Kyndall: Watching Kim get on all fours in a shower while a stylist rinsed out the dye really took me back to those painful childhood days of having to bend over a sink while my mother washed my hair. Why doesn’t this outstandingly rich woman or her stylists have a shampoo bowl if this look was weeks in the making?? I was also confused as to why she didn’t just wear a wig, given all the advancements we’ve made in fake-hair technology over the past decade. She could have paid me to make a realistic-looking lace front! This whole endeavor seemed like such a waste of time.

Coleman: It was giving Coleman circa 2014, manically dyeing my hair after one too many Lime-a-Ritas from the bodega. But for Kim, beauty is pain. Masochism is an irremovable bedfellow to beauty. It’s why she told us again in this episode that she had to crash diet and exercise to lose 10 pounds before fitting into this dress. But it was there that she actually said something I found both astute and very compelling.

“This feels like a movie role, you know?” she asked the camera, mid-workout. “How, like, an actor will lose weight or gain weight for roles? It feels like my role is Marilyn Monroe. I’m determined.” Suddenly, this whole debacle actually clicked for me. It is sort of like that, in this very twisted and demented way. Kim’s whole existence is a role, her life is her job. Examined from that wider scope, I actually found the Karilyn moment to be—please, kill me now—performance art.

Kim Kardashian Insists She Didn’t Ruin Marilyn Monroe’s Dress

Sibling Superlatives:

Strongest Sister: Our highest honor goes to Kim Kardashian for her checklist of body modifications pre-Met Gala. Kim was Crimes of the Future-ing herself for weeks, transforming her laboratory-perfected body to fit the rigid demands of the ghost of Marilyn Monroe. She even went as far as strapping so much foil on her head that she could’ve generated enough solar energy to power multiple small countries for the day. All for one extremely basic-looking red carpet moment. Who among us hasn’t put in an absurd amount of effort only for it to be kind of a flop? Our relatable queen.

Worst fashion moment: This episode was very fashion-heavy, but none of it was nearly as jaw-dropping as the Kardashians and their cronies made it seem. From Kourtney’s half of wedding dress to her deconstructed Met look to Khloe’s Golden Globes—I mean, Met Gala gown, these women are really giving us nothing, as a famous YouTube commenter once put it. The least we can count on the Kardashians for in this current era of decline is a stunning red-carpet look. And it seems like everyone has lost the plot post-Kanye telling them what to wear.

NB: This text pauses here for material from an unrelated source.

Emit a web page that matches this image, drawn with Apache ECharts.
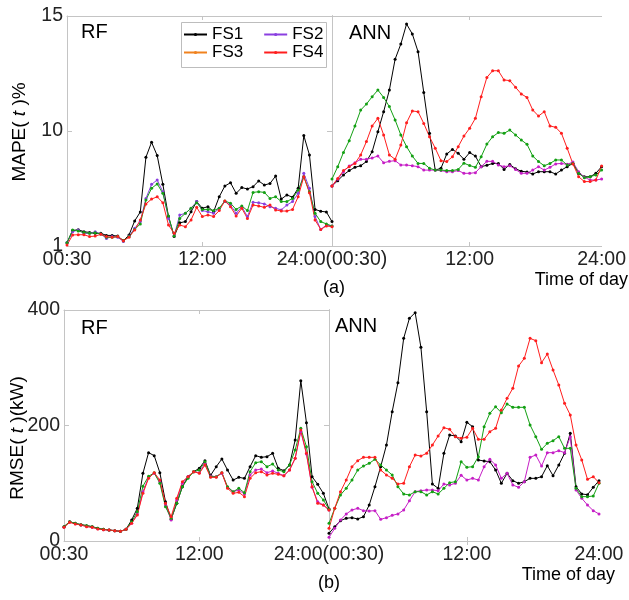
<!DOCTYPE html>
<html><head><meta charset="utf-8">
<script src="https://cdn.jsdelivr.net/npm/echarts/dist/echarts.min.js"></script>
<style>html,body{margin:0;padding:0;background:#fff}#c{width:629px;height:600px}</style>
</head><body><div id="c"></div>
<script>
const FONT = 'Liberation Sans, Arial, Helvetica, sans-serif';

// half-hour slots 00:30 ... 24:00 -> index 0..47
const slots = Array.from({length:48}, (_, i) => i);
const tickLabelsLeft = {0:'00:30', 24:'12:00', 47:'24:00(00:30)'};
const tickLabelsRight = {24:'12:00', 47:'24:00'};
const mapeTicks = {5:'1', 10:'10', 15:'15'};

// (a) MAPE(t) %, RF
const rfMapeFS1 = [5.14,5.67,5.71,5.62,5.59,5.55,5.55,5.46,5.46,5.43,5.23,5.48,6.09,6.48,8.86,9.51,8.93,7.68,6.28,5.41,6.01,6.06,6.49,6.93,6.64,6.71,6.49,7.14,7.61,7.75,7.29,7.54,7.48,7.58,7.83,7.65,7.72,8.04,7.04,7.22,7.12,7.51,9.80,8.96,6.59,6.51,6.48,6.06];
const rfMapeFS2 = [5.14,5.62,5.70,5.55,5.55,5.62,5.52,5.33,5.41,5.38,5.20,5.43,5.77,6.06,7.07,7.68,7.87,7.36,6.20,5.45,6.35,6.42,6.64,6.93,6.54,6.49,6.42,6.64,6.93,6.78,6.42,6.71,6.28,6.90,6.88,6.83,6.71,6.64,6.57,6.78,6.93,7.29,8.16,7.51,6.28,5.72,5.91,5.87];
const rfMapeFS3 = [5.14,5.70,5.65,5.59,5.55,5.58,5.52,5.38,5.38,5.41,5.23,5.41,5.72,5.96,7.00,7.51,7.70,7.29,6.30,5.43,6.20,6.42,6.64,6.88,6.59,6.59,6.54,6.64,6.96,6.86,6.59,6.74,6.54,7.33,7.36,7.33,7.07,7.14,6.93,6.93,7.07,7.43,8.01,7.36,6.42,6.06,5.96,5.87];
const rfMapeFS4 = [5.04,5.48,5.49,5.49,5.41,5.43,5.51,5.41,5.38,5.41,5.23,5.38,5.70,6.13,6.83,7.04,7.14,6.88,5.91,5.55,5.91,5.84,6.13,6.68,6.28,6.35,6.28,6.54,6.96,6.71,6.30,6.64,6.20,6.78,6.74,6.68,6.78,6.57,6.52,6.52,6.59,7.14,8.01,7.32,6.13,5.72,5.87,5.84];
// (a) MAPE(t) %, ANN
const annMapeFS1 = [7.61,7.84,8.09,8.28,8.42,8.49,8.67,9.10,9.97,10.84,11.78,13.12,13.78,14.65,14.22,13.45,11.67,9.90,8.30,8.38,9.00,9.20,9.03,8.77,9.06,8.91,8.45,8.51,8.59,8.59,8.33,8.54,8.36,8.25,8.22,8.13,8.23,8.23,8.23,8.13,8.30,8.45,8.59,8.16,8.01,8.01,8.16,8.45];
const annMapeFS2 = [7.61,7.90,8.23,8.48,8.62,8.77,8.77,8.83,8.91,8.62,8.68,8.71,8.52,8.52,8.49,8.45,8.30,8.30,8.30,8.28,8.23,8.23,8.28,8.16,8.16,8.19,8.45,8.68,8.68,8.52,8.45,8.49,8.33,8.16,8.16,8.30,8.45,8.30,8.42,8.57,8.59,8.55,8.65,8.23,7.99,7.87,7.87,7.91];
const annMapeFS3 = [7.91,8.45,9.07,9.58,10.22,10.91,11.17,11.49,11.78,11.46,11.06,10.48,9.83,9.32,8.91,8.59,8.59,8.38,8.30,8.30,8.28,8.28,8.33,8.60,8.50,8.42,8.88,9.43,9.75,9.93,9.90,10.04,9.83,9.61,9.42,8.91,8.67,8.49,8.59,8.74,8.74,8.52,8.59,8.16,7.97,8.01,8.09,8.30];
const annMapeFS4 = [7.61,7.94,8.28,8.45,8.59,8.96,9.54,10.22,10.55,9.83,8.96,8.77,9.39,10.36,10.87,10.84,10.33,9.75,9.25,8.71,8.67,8.88,9.32,9.78,10.12,10.55,11.49,12.33,12.62,12.62,12.22,12.19,11.90,11.61,11.46,10.91,10.65,10.84,10.22,10.16,9.90,9.25,8.57,8.01,7.80,7.80,7.87,8.48];
// (b) RMSE(t) kW, RF
const rfRmseFS1 = [24.8,33.5,30.6,28.3,26.6,24.8,21.9,20.2,19.0,17.9,16.7,20.2,36.4,56.6,117.2,153.0,147.8,118.3,68.1,37.5,65.2,94.1,111.4,120.1,125.8,139.1,113.7,128.7,142.0,122.9,105.6,110.2,108.5,128.7,147.8,144.9,146.0,151.8,125.8,121.8,131.6,174.9,277.6,204.9,111.4,98.1,82.5,55.4];
const rfRmseFS2 = [23.7,32.9,30.0,27.7,25.4,23.7,21.4,19.6,19.0,17.9,16.7,20.2,30.6,46.8,85.4,110.2,117.2,102.7,62.3,36.4,71.0,99.9,111.4,120.1,118.3,134.6,112.5,111.4,117.2,92.9,85.4,88.3,81.4,114.3,122.9,124.6,118.3,121.2,117.2,113.1,122.9,143.1,189.5,150.7,92.9,68.1,62.3,53.7];
const rfRmseFS3 = [24.8,33.5,30.6,28.3,26.6,24.8,21.9,20.2,19.0,17.9,16.7,20.2,33.5,50.8,95.0,112.0,118.0,100.0,59.4,39.3,65.2,94.1,108.5,120.1,122.9,137.4,111.4,111.4,118.3,94.1,85.4,91.2,83.7,120.1,135.6,137.4,128.7,133.3,122.9,120.1,131.6,157.6,195.1,163.3,102.7,82.5,71.0,54.8];
const rfRmseFS4 = [23.7,32.3,29.4,27.7,24.8,23.7,20.8,19.6,19.0,17.9,16.7,20.2,30.6,45.0,82.5,108.5,118.3,105.6,65.2,42.1,73.9,102.7,111.4,120.1,117.2,131.6,110.2,110.2,118.3,91.2,82.5,84.3,76.8,108.5,118.3,120.1,114.3,117.2,115.4,113.1,122.9,143.1,192.2,151.8,94.1,65.2,62.3,53.7];
// (b) RMSE(t) kW, ANN
const annRmseFS1 = [13.3,24.8,35.2,39.3,40.4,38.1,42.1,62.3,94.1,128.7,166.2,224.0,274.2,350.9,385.6,395.4,335.4,224.0,98.7,91.2,151.8,183.5,181.8,172.0,205.5,198.0,140.3,138.5,137.4,122.9,99.9,117.2,104.5,99.9,102.7,108.5,108.5,111.4,130.4,113.1,131.6,151.8,186.4,94.1,81.4,80.2,92.9,104.5];
const annRmseFS2 = [6.4,21.9,36.4,46.8,53.7,56.6,52.5,51.9,52.5,37.5,40.4,44.4,46.8,53.7,69.8,85.4,87.2,88.3,88.3,87.2,98.7,97.0,99.9,113.7,105.6,108.5,105.6,128.7,141.4,131.6,108.5,117.2,97.0,92.9,102.7,144.9,148.9,129.9,153.0,153.0,156.4,153.0,180.7,88.3,73.9,62.3,52.5,46.8];
const annRmseFS3 = [30.6,56.6,79.7,91.2,105.6,122.9,129.9,134.5,141.4,131.6,122.9,114.3,94.1,81.4,79.7,85.4,85.4,79.7,85.4,81.4,91.2,101.0,102.7,137.4,127.6,128.7,146.0,198.0,221.1,232.6,222.2,237.2,231.5,231.5,231.5,200.9,180.7,158.7,169.1,173.7,180.7,160.5,160.5,91.2,76.8,76.8,77.9,99.9];
const annRmseFS4 = [21.9,56.6,85.4,105.6,128.7,139.1,144.9,144.9,144.9,122.9,114.3,108.5,98.7,99.9,128.7,148.9,147.2,151.8,166.2,181.8,196.2,193.4,180.7,177.8,179.5,195.1,176.0,176.0,189.3,195.1,226.8,247.0,264.4,303.0,316.3,350.9,346.9,308.8,323.8,296.1,270.1,238.4,218.2,166.2,140.3,106.8,111.4,101.0];

const C = {black:'#000000', violet:'#8a3fe0', magenta:'#c61fc6', green:'#13a013', red:'#ff1e1e', orange:'#f0821e'};
const BOX = '#c4c4c4', DIV = '#8f8f8f', TXT = '#222222';

const grids = [
  {left:67, top:16, width:265, height:230},
  {left:332, top:16, width:270, height:230},
  {left:64, top:310, width:265, height:231},
  {left:329, top:310, width:270, height:231}
];

function xAxes(g, labels) {
  const base = {type:'value', gridIndex:g, min:0, max:47, splitLine:{show:false},
    axisLine:{lineStyle:{color:BOX, width:1}},
    axisTick:{inside:true, length:4, customValues:[24], lineStyle:{color:BOX}}};
  const keys = Object.keys(labels).map(Number);
  return [
    Object.assign({}, base, {position:'bottom',
      axisLabel:{customValues:keys, formatter:v => labels[v] || '', fontSize:19.5, fontFamily:FONT, color:TXT, margin:4}}),
    Object.assign({}, base, {position:'top', axisLabel:{show:false}})
  ];
}
function yBase(g, min, max, interval) {
  return {type:'value', gridIndex:g, min:min, max:max, interval:interval, splitLine:{show:false}};
}
const xAxis = [].concat(xAxes(0, tickLabelsLeft), xAxes(1, tickLabelsRight), xAxes(2, tickLabelsLeft), xAxes(3, tickLabelsRight));
const tickStyle = {inside:true, length:5, lineStyle:{color:BOX}};
const yAxis = [
  Object.assign(yBase(0,5,15,5), {position:'left', axisLine:{show:true, lineStyle:{color:BOX}}, axisTick:tickStyle,
    axisLabel:{formatter:v => mapeTicks[v], fontSize:19.5, fontFamily:FONT, color:TXT, margin:4}}),
  Object.assign(yBase(1,5,15,5), {position:'left', axisLine:{show:true, lineStyle:{color:DIV}}, axisTick:{show:false}, axisLabel:{show:false}}),
  Object.assign(yBase(1,5,15,5), {position:'right', axisLine:{show:true, lineStyle:{color:BOX}}, axisTick:tickStyle, axisLabel:{show:false}}),
  Object.assign(yBase(2,0,400,200), {position:'left', axisLine:{show:true, lineStyle:{color:BOX}}, axisTick:tickStyle,
    axisLabel:{fontSize:19.5, fontFamily:FONT, color:TXT, margin:4}}),
  Object.assign(yBase(3,0,400,200), {position:'left', axisLine:{show:true, lineStyle:{color:DIV}}, axisTick:{show:false}, axisLabel:{show:false}}),
  Object.assign(yBase(3,0,400,200), {position:'right', axisLine:{show:true, lineStyle:{color:BOX}}, axisTick:tickStyle, axisLabel:{show:false}})
];

function line(name, vals, color, xi, yi) {
  return {name:name, type:'line', xAxisIndex:xi, yAxisIndex:yi,
    data: slots.map((s, i) => [s, vals[i]]),
    color:color, symbol:'circle', symbolSize:3, showSymbol:true,
    lineStyle:{width:1, color:color}, itemStyle:{color:color}, emphasis:{disabled:true}};
}

const series = [
  // legend-only entry (legend shows FS3 in orange)
  {name:'FS3', type:'line', xAxisIndex:0, yAxisIndex:0, data:[], color:C.orange, symbol:'circle', symbolSize:3,
   lineStyle:{width:1, color:C.orange}, itemStyle:{color:C.orange}},
  line('FS1', rfMapeFS1, C.black, 0, 0),
  line('FS2', rfMapeFS2, C.violet, 0, 0),
  line('FS3', rfMapeFS3, C.green, 0, 0),
  line('FS4', rfMapeFS4, C.red, 0, 0),
  line('FS1', annMapeFS1, C.black, 2, 1),
  line('FS2', annMapeFS2, C.magenta, 2, 1),
  line('FS3', annMapeFS3, C.green, 2, 1),
  line('FS4', annMapeFS4, C.red, 2, 1),
  line('FS1', rfRmseFS1, C.black, 4, 3),
  line('FS2', rfRmseFS2, C.magenta, 4, 3),
  line('FS3', rfRmseFS3, C.green, 4, 3),
  line('FS4', rfRmseFS4, C.red, 4, 3),
  line('FS1', annRmseFS1, C.black, 6, 4),
  line('FS2', annRmseFS2, C.magenta, 6, 4),
  line('FS3', annRmseFS3, C.green, 6, 4),
  line('FS4', annRmseFS4, C.red, 6, 4)
];

const legendBase = {left:183, itemWidth:23, itemHeight:4, itemGap:20, padding:0, selectedMode:false, z:5,
  textStyle:{fontSize:17, fontFamily:FONT, color:'#000'}};
const legend = [
  Object.assign({}, legendBase, {data:['FS1','FS2'], top:26}),
  Object.assign({}, legendBase, {data:['FS3','FS4'], top:44})
];

function txt(x, y, s, size, align) {
  return {type:'text', x:x, y:y, silent:true, z:10,
    style:{text:s, font:size + 'px ' + FONT, fill:'#000', align:align || 'left', verticalAlign:'middle'}};
}
function ytitle(x, y, a, b, c) {
  return {type:'text', x:x, y:y, rotation:Math.PI/2, silent:true, z:10,
    style:{text:'{n|' + a + '}{i|' + b + '}{n|' + c + '}', align:'center', verticalAlign:'middle',
      rich:{n:{fontSize:19, fontFamily:FONT, fill:'#000'}, i:{fontSize:19, fontStyle:'italic', fontFamily:FONT, fill:'#000'}}}};
}

const graphic = [
  {type:'rect', shape:{x:181.5, y:22.5, width:145, height:45}, style:{fill:'#fff', stroke:'#bdbdbd', lineWidth:1}, z:4, silent:true},
  txt(81, 32.5, 'RF', 20),
  txt(349, 33, 'ANN', 20),
  txt(81, 328, 'RF', 20),
  txt(335, 326.5, 'ANN', 20),
  txt(334, 288.5, '(a)', 18, 'center'),
  txt(628, 280.5, 'Time of day', 18, 'right'),
  txt(329, 583, '(b)', 18, 'center'),
  txt(615, 575.5, 'Time of day', 18, 'right'),
  ytitle(20, 132, 'MAPE(', ' t ', ')%'),
  ytitle(18, 438, 'RMSE(', ' t ', ')(kW)')
];

const chart = echarts.init(document.getElementById('c'), null, {renderer:'canvas'});
chart.setOption({animation:false, backgroundColor:'#fff', grid:grids, xAxis:xAxis, yAxis:yAxis,
  series:series, legend:legend, graphic:graphic});
</script></body></html>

Least charming cameo: It goes without saying that Domenico Dolce and Stefano Gabbana are some of the most nefarious people in the fashion industry (which says a lot). Their crimes over the past decade include opposing the idea of gay people procreating, creating a “slave sandal,” and calling Selena Gomez “ugly” on Instagram. They also make very ugly fashions and are currently relying on celebrities like Normani and Madison Beer to keep them relevant. All this to say, this hyped-up cameo of the two designers wasn’t quite as impressive or sweet as Kourtney clearly wanted it to seem. We’ll take a Heidi Klum appearance over these two any day!

Most Repulsively Dramatic Decorum: In the bowels of the Dolce Dungeon (OK, fine, in a well-lit room), some true nastiness was afoot. After Kourtney and Travis’ fittings, the group celebrated with some strange Eyes Wide Shut shit. An opera singer appears out of thin air to scream some arias while floating around the room. Caught up in the romantic(?) drama of the situation, Travis and Kourtney lean in—not to kiss, but to flick their tongues together outside of their mouths, like snakes trying to say hello. We’re anything but prudes, but this felt extremely private. Maybe even illegal in several countries.